Output the first line of the listing and each line after it, up to and including the line that contains "import seaborn as sns", exactly as written, minus the pictures.

· · · · ·

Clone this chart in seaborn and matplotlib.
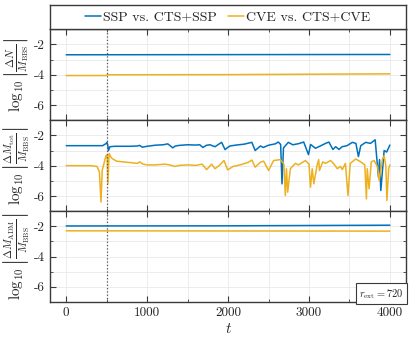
import numpy as np
import pandas as pd
import matplotlib
matplotlib.use("Agg")
import matplotlib.pyplot as plt
from matplotlib.ticker import MultipleLocator
from matplotlib.lines import Line2D
import seaborn as sns

# ---------------- data ----------------
series_names = ["SSP vs. CTS+SSP", "CVE vs. CTS+CVE"]
colors = ["#0072BD", "#EDB120"]

# panel 1: log10|dN/M_BBS|
t_n_ssp = [0, 4000]
v_n_ssp = [-2.68, -2.66]
t_n_cve = [0, 490, 510, 2000, 3500, 4000]
v_n_cve = [-4.05, -4.05, -4.0, -3.99, -3.95, -3.94]

# panel 2: log10|dM_tot/M_BBS|
t_m_ssp = [0, 300, 450, 490, 505, 515, 522, 540, 600, 700, 800, 880, 907, 940, 1000,
           1100, 1200, 1255, 1317, 1350, 1400, 1500, 1600, 1650, 1690, 1730, 1776, 1839,
           1880, 1921, 1963, 2000, 2025, 2100, 2200, 2294, 2335, 2400, 2435, 2500, 2584,
           2621, 2650, 2667, 2685, 2745, 2800, 2870, 2935, 2994, 3020, 3080, 3140, 3205,
           3246, 3296, 3330, 3371, 3410, 3470, 3536, 3580, 3611, 3640, 3702, 3760, 3818,
           3859, 3872, 3888, 3929, 3960, 4000]
v_m_ssp = [-2.68, -2.68, -2.68, -2.55, -2.46, -2.7, -3.0, -2.75, -2.72, -2.72, -2.72, -2.7,
           -2.66, -2.78, -2.72, -2.65, -2.62, -2.56, -2.82, -2.7, -2.66, -2.62, -2.64, -2.62,
           -2.8, -2.66, -2.62, -2.75, -2.6, -2.46, -2.94, -2.78, -2.7, -2.64, -2.58, -2.46,
           -3.0, -2.7, -2.8, -2.65, -2.56, -2.44, -2.6, -5.2, -2.83, -2.46, -2.62, -2.55,
           -2.44, -3.27, -2.6, -2.85, -2.7, -2.53, -2.44, -2.93, -2.75, -2.93, -2.75, -2.68,
           -2.46, -2.53, -3.4, -2.68, -2.46, -2.53, -2.29, -4.76, -3.6, -5.64, -3.0, -3.1,
           -2.64]
t_m_cve = [0, 300, 380, 410, 430, 445, 470, 490, 505, 515, 530, 560, 620, 700, 800, 880,
           907, 950, 1000, 1100, 1220, 1280, 1342, 1400, 1500, 1600, 1680, 1735, 1797, 1839,
           1900, 1950, 1996, 2062, 2150, 2250, 2294, 2335, 2398, 2440, 2501, 2563, 2646,
           2690, 2708, 2722, 2737, 2770, 2832, 2870, 2957, 3000, 3019, 3040, 3060, 3101,
           3120, 3130, 3170, 3205, 3267, 3310, 3350, 3390, 3412, 3450, 3482, 3510, 3578,
           3640, 3690, 3710, 3720, 3743, 3770, 3805, 3850, 3867, 3909, 3929, 3950, 3963,
           3985, 4000]
v_m_cve = [-4.0, -4.0, -4.05, -4.4, -6.4, -4.3, -3.8, -3.35, -3.3, -5.2, -3.2, -3.5, -3.7,
           -3.75, -3.8, -3.85, -3.75, -3.9, -3.95, -3.95, -3.9, -3.95, -4.05, -3.98, -3.95,
           -3.98, -3.9, -4.26, -3.9, -4.2, -3.95, -3.66, -4.28, -4.05, -3.95, -3.78, -3.63,
           -4.1, -3.78, -3.7, -4.32, -3.66, -3.6, -3.9, -5.97, -4.2, -5.75, -4.2, -3.85,
           -3.95, -3.66, -3.9, -5.42, -4.2, -5.2, -3.95, -3.6, -4.32, -3.75, -3.85, -3.66,
           -3.9, -4.2, -4.05, -4.26, -3.85, -5.97, -3.85, -3.56, -3.75, -3.95, -6.19, -4.2,
           -5.53, -3.75, -3.66, -4.1, -4.98, -3.56, -3.35, -4.0, -6.3, -4.2, -3.95]

# panel 3: log10|dM_ADM/M_BBS|
t_a_ssp = [0, 2000, 3000, 4000]
v_a_ssp = [-1.98, -1.97, -1.95, -1.93]
t_a_cve = [0, 4000]
v_a_cve = [-2.3, -2.32]

ylabels = [r"$\log_{10}\left|\frac{\Delta N}{M_{\rm BBS}}\right|$",
           r"$\log_{10}\left|\frac{\Delta M_{\rm tot}}{M_{\rm BBS}}\right|$",
           r"$\log_{10}\left|\frac{\Delta M_{\rm ADM}}{M_{\rm BBS}}\right|$"]
yticks = [-2, -4, -6]
xticks = [0, 1000, 2000, 3000, 4000]
t_event = 500
annot = r"$r_{\rm ext} = 720$"

# ---------------- style ----------------
sns.set_style("ticks")
plt.rcParams.update({
    "font.family": "serif",
    "font.serif": ["cmr10", "DejaVu Serif"],
    "mathtext.fontset": "cm",
    "axes.unicode_minus": False,
    "axes.formatter.use_mathtext": False,
    "axes.edgecolor": "#3a3a3a",
    "axes.linewidth": 1.0,
})

fig = plt.figure(figsize=(4.11, 3.43), dpi=100)
left, width = 0.1217, 0.8663
ph = 0.265
bottoms = [0.1195 + 2 * ph, 0.1195 + ph, 0.1195]
axes = [fig.add_axes([left, b, width, ph]) for b in bottoms]

panels = [
    ((t_n_ssp, v_n_ssp), (t_n_cve, v_n_cve)),
    ((t_m_ssp, v_m_ssp), (t_m_cve, v_m_cve)),
    ((t_a_ssp, v_a_ssp), (t_a_cve, v_a_cve)),
]

for i, (ax, (s1, s2)) in enumerate(zip(axes, panels)):
    df = pd.concat([
        pd.DataFrame({"t": s1[0], "v": s1[1], "s": series_names[0]}),
        pd.DataFrame({"t": s2[0], "v": s2[1], "s": series_names[1]}),
    ], ignore_index=True)
    sns.lineplot(data=df, x="t", y="v", hue="s", palette=colors, hue_order=series_names,
                 ax=ax, legend=False, linewidth=1.1, estimator=None, sort=False)
    ax.axvline(t_event, color="#555555", linestyle=":", linewidth=0.9)
    ax.set_xlim(-200, 4200)
    ax.set_ylim(-7, -1)
    ax.set_yticks(yticks)
    ax.yaxis.set_minor_locator(MultipleLocator(1))
    ax.set_xticks(xticks)
    ax.xaxis.set_minor_locator(MultipleLocator(500))
    ax.grid(True, which="both", color="#e9e9e9", linewidth=0.6)
    ax.set_axisbelow(True)
    ax.tick_params(which="both", direction="in", top=True, right=True,
                   labelsize=9.5, color="#3a3a3a")
    ax.tick_params(which="major", length=4)
    ax.tick_params(which="minor", length=2.5)
    ax.set_ylabel(ylabels[i], fontsize=11, labelpad=2)
    if i < 2:
        ax.tick_params(labelbottom=False)
        ax.set_xlabel("")
    else:
        ax.set_xlabel(r"$t$", fontsize=11, labelpad=2)

axes[2].text(0.993, 0.015, annot, transform=axes[2].transAxes, ha="right", va="bottom",
             fontsize=7.5, bbox=dict(boxstyle="square,pad=0.35", facecolor="white",
                                     edgecolor="#3a3a3a", linewidth=0.8))

# legend box on top
ax_leg = fig.add_axes([left, 0.1195 + 3 * ph, width, 0.985 - (0.1195 + 3 * ph)])
ax_leg.set_xticks([])
ax_leg.set_yticks([])
handles = [Line2D([0], [0], color=c, linewidth=1.1) for c in colors]
ax_leg.legend(handles, series_names, loc="center", ncol=2, frameon=False, fontsize=10,
              handlelength=1.1, handletextpad=0.2, columnspacing=0.8,
              borderaxespad=0, borderpad=0)

fig.savefig("out.png", dpi=100)
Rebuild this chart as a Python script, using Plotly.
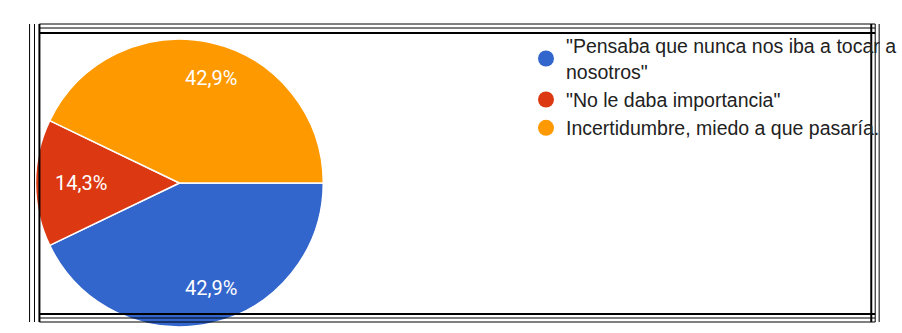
import math
import plotly.graph_objects as go

labels = ['"Pensaba que nunca nos iba a tocar a<br>nosotros"', '"No le daba importancia"', 'Incertidumbre, miedo a que pasaría.']
values = [3, 1, 3]
colors = ["#3366CC", "#DC3912", "#FF9900"]

W, H = 902, 333
cx, cy, r = 182, 183, 146
start_deg = 90  # first slice starts at 3 o'clock, going clockwise

fig = go.Figure()
fig.add_trace(go.Pie(
    labels=labels, values=values, sort=False, direction="clockwise", rotation=start_deg,
    marker=dict(colors=colors, line=dict(color="white", width=1.5)),
    textinfo="none", showlegend=False, hoverinfo="label+percent",
    domain=dict(x=[(cx - r) / W, (cx + r) / W], y=[(H - cy - r) / H, (H - cy + r) / H]),
))
for lab, col in zip(labels, colors):
    fig.add_trace(go.Scatter(x=[None], y=[None], mode="markers", name=lab,
                             marker=dict(color=col, size=18, symbol="circle")))

# slice labels placed at the middle angle of each slice
annotations = []
total = sum(values)
acc = 0
for v in values:
    mid = start_deg + (acc + v / 2) / total * 360
    acc += v
    rad = math.radians(mid)
    f = 0.74
    px = cx + f * r * math.sin(rad)
    py = cy - f * r * math.cos(rad)
    pct = f"{v / total * 100:.1f}".replace(".", ",") + "%"
    annotations.append(dict(x=px / W, y=1 - py / H, xref="paper", yref="paper", text=pct,
                            xanchor="center", yanchor="middle", showarrow=False, xshift=8,
                            font=dict(color="white", size=20, family="Roboto, Arial")))

shapes = []
def hline(y, x0, x1, w):
    shapes.append(dict(type="line", xref="paper", yref="paper", x0=x0 / W, x1=x1 / W,
                       y0=1 - y / H, y1=1 - y / H, line=dict(color="black", width=w)))
def vline(x, y0, y1, w):
    shapes.append(dict(type="line", xref="paper", yref="paper", x0=x / W, x1=x / W,
                       y0=1 - y0 / H, y1=1 - y1 / H, line=dict(color="black", width=w)))
for y, w in [(24, 1), (28, 1), (33, 2)]:
    hline(y, 40, 888, w)
for y, w in [(314, 2), (318, 1), (322, 1)]:
    hline(y, 40, 888, w)
for x, w in [(30, 1), (35, 1), (40, 2)]:
    vline(x, 24, 322, w)
for x, w in [(884, 2), (888, 1), (892, 1)]:
    vline(x, 24, 322, w)

fig.update_layout(
    width=W, height=H, margin=dict(l=0, r=0, t=0, b=0),
    paper_bgcolor="white", plot_bgcolor="white", separators=",.",
    xaxis=dict(visible=False), yaxis=dict(visible=False),
    legend=dict(x=0.592, y=0.92, xanchor="left", yanchor="top",
                font=dict(size=19.5, color="#222222", family="Arial"),
                bgcolor="rgba(0,0,0,0)", itemclick=False),
    shapes=shapes, annotations=annotations,
)
fig.write_html("out.html")
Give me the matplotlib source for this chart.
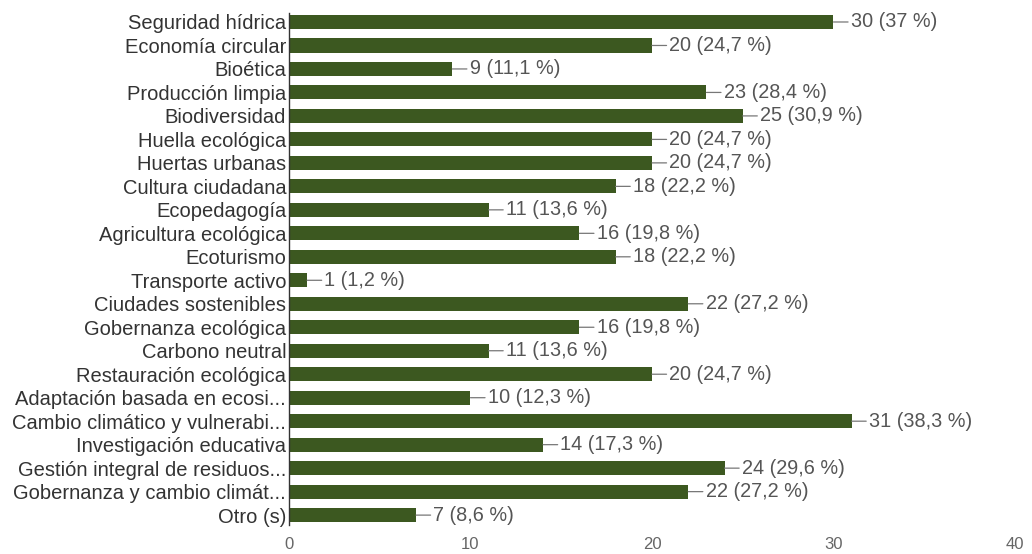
import matplotlib.pyplot as plt

plt.rcParams['font.family'] = ['Liberation Sans', 'DejaVu Sans']

categories = [
    'Seguridad hídrica', 'Economía circular', 'Bioética', 'Producción limpia',
    'Biodiversidad', 'Huella ecológica', 'Huertas urbanas', 'Cultura ciudadana',
    'Ecopedagogía', 'Agricultura ecológica', 'Ecoturismo', 'Transporte activo',
    'Ciudades sostenibles', 'Gobernanza ecológica', 'Carbono neutral',
    'Restauración ecológica', 'Adaptación basada en ecosi...',
    'Cambio climático y vulnerabi...', 'Investigación educativa',
    'Gestión integral de residuos...', 'Gobernanza y cambio climát...', 'Otro (s)',
]
counts = [30, 20, 9, 23, 25, 20, 20, 18, 11, 16, 18, 1, 22, 16, 11, 20, 10, 31, 14, 24, 22, 7]
percents = ['37', '24,7', '11,1', '28,4', '30,9', '24,7', '24,7', '22,2', '13,6', '19,8',
            '22,2', '1,2', '27,2', '19,8', '13,6', '24,7', '12,3', '38,3', '17,3', '29,6',
            '27,2', '8,6']
xticks = [0, 10, 20, 30, 40]

bar_color = '#3c5820'

fig = plt.figure(figsize=(10.32, 5.54), dpi=100)
ax = fig.add_axes([0.280, 0.049, 0.7035, 0.9325])

y = list(range(len(categories)))
ax.barh(y, counts, height=0.6, color=bar_color)

for yi, c, p in zip(y, counts, percents):
    ax.annotate(f'{c} ({p} %)', xy=(c, yi), xytext=(12.5, 0), textcoords='offset points',
                va='center', ha='left', fontsize=14.3, color='#555555',
                arrowprops=dict(arrowstyle='-', color='#777777', lw=0.9,
                                shrinkA=0, shrinkB=0))

ax.set_ylim(len(categories) - 0.5, -0.5)
ax.set_xlim(0, 40)
ax.set_yticks(y)
ax.set_yticklabels(categories, fontsize=14.5, color='#333333')
ax.set_xticks(xticks)
ax.set_xticklabels([str(t) for t in xticks], fontsize=12, color='#666666')
ax.tick_params(axis='y', length=0, pad=2)
ax.tick_params(axis='x', length=0, pad=7)

for s in ['top', 'right', 'bottom']:
    ax.spines[s].set_visible(False)
ax.spines['left'].set_color('#333333')
ax.spines['left'].set_linewidth(1.0)
ax.spines['left'].set_bounds(-0.4, len(categories) - 0.6)

fig.savefig('out.png', dpi=100, facecolor='white')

· · · · ·

EXERCISE OUTPUT.
Clone this chart in seaborn and matplotlib.
import numpy as np
import pandas as pd
import matplotlib
matplotlib.use("Agg")
import matplotlib.pyplot as plt
from matplotlib.ticker import MultipleLocator
from matplotlib.lines import Line2D
import seaborn as sns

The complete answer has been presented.